- **To do**: Can you transcribe the data exactly? Leave the pictures out.
--- Start Recorded data ---
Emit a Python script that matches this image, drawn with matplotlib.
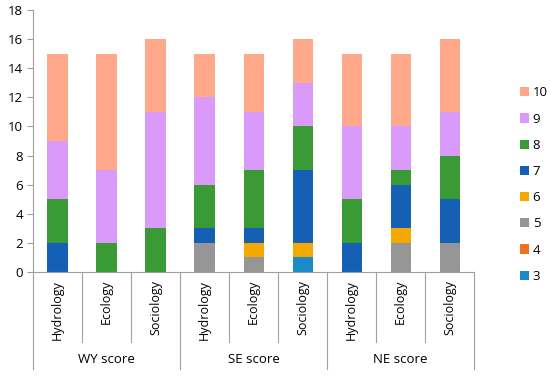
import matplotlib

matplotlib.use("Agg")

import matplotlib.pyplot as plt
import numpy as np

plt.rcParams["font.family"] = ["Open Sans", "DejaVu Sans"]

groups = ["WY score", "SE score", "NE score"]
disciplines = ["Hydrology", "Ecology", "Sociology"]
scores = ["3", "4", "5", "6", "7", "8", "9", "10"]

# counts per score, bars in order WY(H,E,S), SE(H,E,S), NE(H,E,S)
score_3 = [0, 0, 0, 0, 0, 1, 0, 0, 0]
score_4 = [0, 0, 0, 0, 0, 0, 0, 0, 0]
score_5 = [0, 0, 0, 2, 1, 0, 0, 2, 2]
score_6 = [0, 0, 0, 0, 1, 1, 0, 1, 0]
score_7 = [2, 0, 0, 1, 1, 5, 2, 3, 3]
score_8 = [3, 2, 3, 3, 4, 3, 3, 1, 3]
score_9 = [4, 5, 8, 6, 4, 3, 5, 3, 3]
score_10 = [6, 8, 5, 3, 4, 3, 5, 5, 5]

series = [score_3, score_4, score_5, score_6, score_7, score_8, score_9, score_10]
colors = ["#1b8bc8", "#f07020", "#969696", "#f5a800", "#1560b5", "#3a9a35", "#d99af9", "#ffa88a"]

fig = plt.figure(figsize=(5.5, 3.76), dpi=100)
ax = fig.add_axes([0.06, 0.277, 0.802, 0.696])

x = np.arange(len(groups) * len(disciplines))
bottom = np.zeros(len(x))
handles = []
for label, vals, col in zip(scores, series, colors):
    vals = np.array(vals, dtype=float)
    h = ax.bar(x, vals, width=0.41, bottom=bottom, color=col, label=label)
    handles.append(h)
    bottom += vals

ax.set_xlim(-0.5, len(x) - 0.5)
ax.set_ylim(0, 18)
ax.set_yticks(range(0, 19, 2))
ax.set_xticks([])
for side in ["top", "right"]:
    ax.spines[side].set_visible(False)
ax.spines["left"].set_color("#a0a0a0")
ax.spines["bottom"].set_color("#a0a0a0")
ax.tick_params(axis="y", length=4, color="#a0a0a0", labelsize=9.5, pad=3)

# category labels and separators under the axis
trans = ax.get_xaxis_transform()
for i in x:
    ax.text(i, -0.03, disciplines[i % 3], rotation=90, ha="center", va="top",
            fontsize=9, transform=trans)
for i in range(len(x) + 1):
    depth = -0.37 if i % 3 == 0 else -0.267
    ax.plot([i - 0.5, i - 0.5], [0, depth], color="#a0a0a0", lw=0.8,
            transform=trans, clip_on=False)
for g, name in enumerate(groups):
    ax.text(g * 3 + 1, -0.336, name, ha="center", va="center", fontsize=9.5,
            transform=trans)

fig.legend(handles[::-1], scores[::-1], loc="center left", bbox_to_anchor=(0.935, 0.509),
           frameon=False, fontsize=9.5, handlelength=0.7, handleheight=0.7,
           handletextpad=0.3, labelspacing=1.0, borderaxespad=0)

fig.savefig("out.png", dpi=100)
--- End Recorded data ---
- **Solution for this task**:
Emit a Python script that matches this image, drawn with matplotlib.
import matplotlib

matplotlib.use("Agg")

import matplotlib.pyplot as plt
import numpy as np

plt.rcParams["font.family"] = ["Open Sans", "DejaVu Sans"]

groups = ["WY score", "SE score", "NE score"]
disciplines = ["Hydrology", "Ecology", "Sociology"]
scores = ["3", "4", "5", "6", "7", "8", "9", "10"]

# counts per score, bars in order WY(H,E,S), SE(H,E,S), NE(H,E,S)
score_3 = [0, 0, 0, 0, 0, 1, 0, 0, 0]
score_4 = [0, 0, 0, 0, 0, 0, 0, 0, 0]
score_5 = [0, 0, 0, 2, 1, 0, 0, 2, 2]
score_6 = [0, 0, 0, 0, 1, 1, 0, 1, 0]
score_7 = [2, 0, 0, 1, 1, 5, 2, 3, 3]
score_8 = [3, 2, 3, 3, 4, 3, 3, 1, 3]
score_9 = [4, 5, 8, 6, 4, 3, 5, 3, 3]
score_10 = [6, 8, 5, 3, 4, 3, 5, 5, 5]

series = [score_3, score_4, score_5, score_6, score_7, score_8, score_9, score_10]
colors = ["#1b8bc8", "#f07020", "#969696", "#f5a800", "#1560b5", "#3a9a35", "#d99af9", "#ffa88a"]

fig = plt.figure(figsize=(5.5, 3.76), dpi=100)
ax = fig.add_axes([0.06, 0.277, 0.802, 0.696])

x = np.arange(len(groups) * len(disciplines))
bottom = np.zeros(len(x))
handles = []
for label, vals, col in zip(scores, series, colors):
    vals = np.array(vals, dtype=float)
    h = ax.bar(x, vals, width=0.41, bottom=bottom, color=col, label=label)
    handles.append(h)
    bottom += vals

ax.set_xlim(-0.5, len(x) - 0.5)
ax.set_ylim(0, 18)
ax.set_yticks(range(0, 19, 2))
ax.set_xticks([])
for side in ["top", "right"]:
    ax.spines[side].set_visible(False)
ax.spines["left"].set_color("#a0a0a0")
ax.spines["bottom"].set_color("#a0a0a0")
ax.tick_params(axis="y", length=4, color="#a0a0a0", labelsize=9.5, pad=3)

# category labels and separators under the axis
trans = ax.get_xaxis_transform()
for i in x:
    ax.text(i, -0.03, disciplines[i % 3], rotation=90, ha="center", va="top",
            fontsize=9, transform=trans)
for i in range(len(x) + 1):
    depth = -0.37 if i % 3 == 0 else -0.267
    ax.plot([i - 0.5, i - 0.5], [0, depth], color="#a0a0a0", lw=0.8,
            transform=trans, clip_on=False)
for g, name in enumerate(groups):
    ax.text(g * 3 + 1, -0.336, name, ha="center", va="center", fontsize=9.5,
            transform=trans)

fig.legend(handles[::-1], scores[::-1], loc="center left", bbox_to_anchor=(0.935, 0.509),
           frameon=False, fontsize=9.5, handlelength=0.7, handleheight=0.7,
           handletextpad=0.3, labelspacing=1.0, borderaxespad=0)

fig.savefig("out.png", dpi=100)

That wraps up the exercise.